独身男(a.k.a. チョンガーズ)のおふくろの味幻想を破る一言。いや、それどころか、肉ジャガがおふくろの味の不動のセンターの位置を獲得したのは比較的最近のことだと言うのだ。

「そもそも”肉ジャガ”という名前が登場するのが、昭和40年代の終わり頃です。その頃ファストフードが一世を風靡(ふうび)していて、その反動として伝統的な和食を見直す機運がありました。そういう状況の中、昭和50年代に入って”肉ジャガ”の名前の広がりとともに、『おふくろの味』というポジショニングを獲得していったんです」

なんと! ではもともと肉ジャガはどういう料理だったのだろう??

「よく言われているのは、海軍の料理だったというもの。明治時代の日本海軍元帥の東郷平八郎の発案だという説もあるんですよ」

海軍! 東郷平八郎!!
ますますおふくろが遠ざかっていく・・・。

「東郷発案説は俗説との意見もありますが、海軍発祥説はかなり根強いです。とはいえ、海軍発祥説の根拠となる記録が残されたのと同じ頃、一般の料理書にも肉ジャガに似たレシピが載っているので、海軍発祥説も確かだとは言えないんですよね。ただ、1937年の陸軍の標準献立表には「牛肉の煮込み」という肉ジャガと言える料理が2回も載っていますし、1938年版の『海軍厨業管理教科書』にもレシピが載っていますので、普及に軍隊が一役買ったことは間違いありません」

っていうかこの人、肉ジャガの歴史に詳しすぎるぞ。それもそのはず。実は澁川さん、さまざまな定番メニューのルーツをさぐる『ニッポン定番メニュー事始め』(彩流社)という本の著者なのだ。

肉ジャガの他、コロッケ、トンカツ、焼き肉、しゃぶしゃぶ、メロンパン、ナポリタン、オムライスなど誰もが食べたことのある定番メニューの発祥を徹底的に追跡する「食探偵ノンフィクション」だ。

少なからぬメニューに起源の通説があるのだが、そうした説が必ずしも正しいとは限らないと澁川さんはいう。

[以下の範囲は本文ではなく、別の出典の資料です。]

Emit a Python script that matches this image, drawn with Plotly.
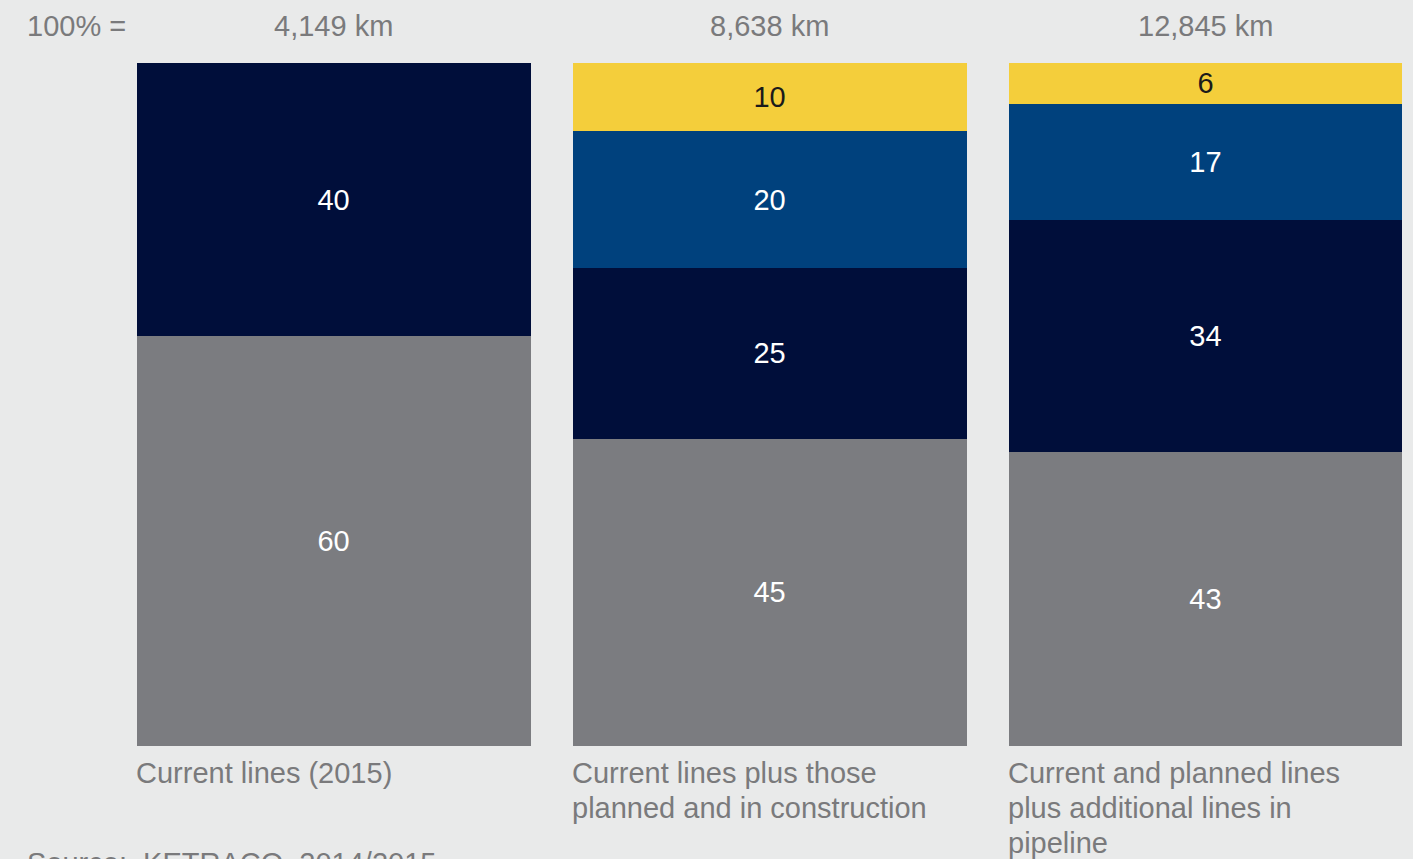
import plotly.graph_objects as go

categories = ["Current lines (2015)",
              "Current lines plus those<br>planned and in construction",
              "Current and planned lines<br>plus additional lines in<br>pipeline"]
totals = ["4,149 km", "8,638 km", "12,845 km"]
seg_gray = [60, 45, 43]
seg_navy = [40, 25, 34]
seg_blue = [None, 20, 17]
seg_yellow = [None, 10, 6]

BG = "#e9eaea"
TXT = "#7a7a7c"
FONT = "Liberation Sans, Arial, sans-serif"
bargap = 42 / 436
xpos = [0, 1, 2]

fig = go.Figure()
series = [
    (seg_gray, "#7b7c80", "white"),
    (seg_navy, "#000e3a", "white"),
    (seg_blue, "#00417d", "white"),
    (seg_yellow, "#f4ce3b", "#1a1a1a"),
]
for vals, col, tcol in series:
    fig.add_trace(go.Bar(
        x=xpos, y=vals, marker=dict(color=col, line=dict(width=0)),
        text=[("" if v is None else str(v)) for v in vals],
        textposition="inside", insidetextanchor="middle",
        textfont=dict(family=FONT, size=29, color=tcol),
        hoverinfo="skip", showlegend=False,
    ))

fig.update_layout(
    barmode="stack", bargap=bargap,
    width=1413, height=859,
    margin=dict(l=136, r=10, t=63, b=113),
    paper_bgcolor=BG, plot_bgcolor=BG,
    font=dict(family=FONT, color=TXT),
    xaxis=dict(range=[-0.453, 2.453], showticklabels=False, showgrid=False,
               zeroline=False, showline=False, fixedrange=True),
    yaxis=dict(range=[0, 100], showticklabels=False, showgrid=False,
               zeroline=False, showline=False, fixedrange=True),
    uniformtext=dict(mode=False),
)

half = 0.5 * (1 - bargap)
for i, (cat, tot) in enumerate(zip(categories, totals)):
    fig.add_annotation(x=i, y=1, xref="x", yref="paper", yanchor="middle",
                       yshift=37, text=tot, showarrow=False,
                       font=dict(family=FONT, size=29, color=TXT))
    for k, line in enumerate(cat.split("<br>")):
        fig.add_annotation(x=i - half, y=0, xref="x", yref="paper",
                           xanchor="left", yanchor="middle", align="left",
                           xshift=-3, yshift=-27 - 35 * k, text=line,
                           showarrow=False,
                           font=dict(family=FONT, size=29, color=TXT))

x_left = (28 - 136) / 1267
fig.add_annotation(x=x_left, y=1, xref="paper", yref="paper",
                   xanchor="left", yanchor="middle", yshift=37, xshift=-3,
                   text="100% =", showarrow=False,
                   font=dict(family=FONT, size=29, color=TXT))
fig.add_annotation(x=x_left, y=0, xref="paper", yref="paper",
                   xanchor="left", yanchor="middle", yshift=-117, xshift=-3,
                   text="Source:  KETRACO, 2014/2015", showarrow=False,
                   font=dict(family=FONT, size=29, color=TXT))

fig.write_html("out.html")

「ネットで検索していくと、Wikipediaのコピーのような情報が多いのですが、丁寧に調べていくと、通説に矛盾があったりするんですよね」

そういう澁川さんは、明治時代にまでさかのぼり新聞や料理本などの書籍を丹念に読み込んで、さまざまな事実を突き止めている。たとえば日本におけるコロッケはクリームコロッケから始まって、ジャガイモのコロッケは日本流のアレンジだというのが通説だったが、明治時代の料理本や女性誌を精査した結果その説が誤りである可能性が高く、むしろジャガイモのコロッケが先に定着していたのではないかと指摘している。

他にも
「しゃぶしゃぶはモンゴル生まれの鍋料理」
「元祖『牛丼』はなんと味噌味だった」
「水戸光圀は『餃子』を初めて食べた日本人!?」

など、表紙には興味深いコピーが並んでいる。20を越えるメニューの中で、どのエピソードが特に評判がよかったか聞いてみると、男性なら焼き肉、トンカツやナポリタン、女性ではメロンパンの話が面白かったという人が目立ったと言いながらも、読者の反応はまちまちだという。

「結局、自分が好きだったり、思い入れのある食べ物が気になるんですよね」

それにしてもこの本を読むと、日本人がいかに多くのものを色々なところから取り入れながら日本食にしていったのか驚く。

「そうですね、日本人の食に対する貪欲さは他に類を見ないですね。とりあえず何でも取り込んでみて自己流にカスタマイズする能力がとても高いと思います」

それはそうと、この本を読んでいると無性に定食屋に走りたくなるぞ。うーん、何を食べよう? とりあえず、ひとまず今日は肉ジャガだけはやめておこうか…。